We can offer lots of crowded marketplaces and hospitals for you to set bombs at. Not to mention, everyone here is fairly religious so they go to temples, churches, mosques etc. Those might also be good areas to strike. If you are lucky the victims' families will start blaming the people from other religions and start mini-civil wars. We also hope for this because it gives our upcoming party members a chance to show how they can protect their communities from the others, gain votes, get into power, and steal taxpayers money.
Don't be frightened when we publicly announce that 'befitting reply' will be given. This doesn't mean that your homes will be bombed and your cities annihilated and your chiefs arrested or tortured. This just means that we will have lots of chai and samosas with your bosses. Then we'll announce some sort of bilateral antiterrorism drive. We'll share data and such so that you guys know exactly what we're going to do next. We'll also pick up some people here or encounter them so that our public is happy.
We forgot to mention that with your acts of terrorism you will be doing a huge public good. Our people have not yet realised that there are too many of them. Our population control messages haven't quite worked very well. So the occasional bombing helps ease some of the pressure.

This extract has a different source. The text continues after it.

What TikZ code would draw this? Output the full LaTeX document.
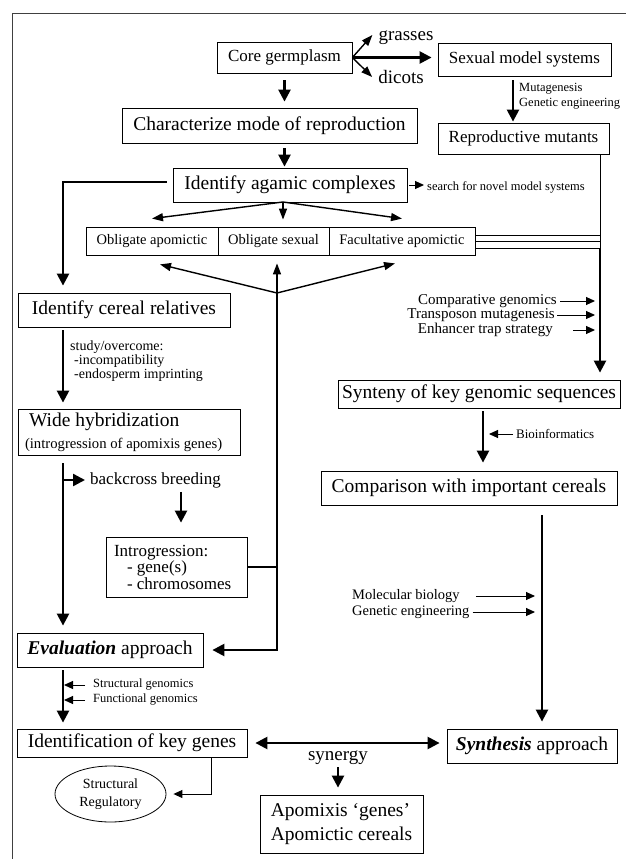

Everyone forgets about the dead after 2 days and we'll be back in business. I think our rating in the world will improve if our population goes down. Otherwise that Bush of America is always accusing us of stealing all his petrol, that's why he has to raise prices over there. We have heard that before the elections petrol prices go down mysteriously over there. But that's not the subject of this letter.
I forgot to mention one more thing, the only place that you are not allowed to attack is parliament. You see, we want to be able to sleep at work without listening to loud explosions and firecracker-like noises. It's not good for our blood pressure. So if you try to attack parliament directly we will send some of our armed forces your way. Everything else you are welcome to.
So... namaste, welcome to India.
Ministry of Useless Letters,
maal - originally, loot but means goods in this case
encounter - when the police shoot criminals instead of arresting them. Usually because the criminals are shooting back, sometimes because they're as much a danger inside jails as outside.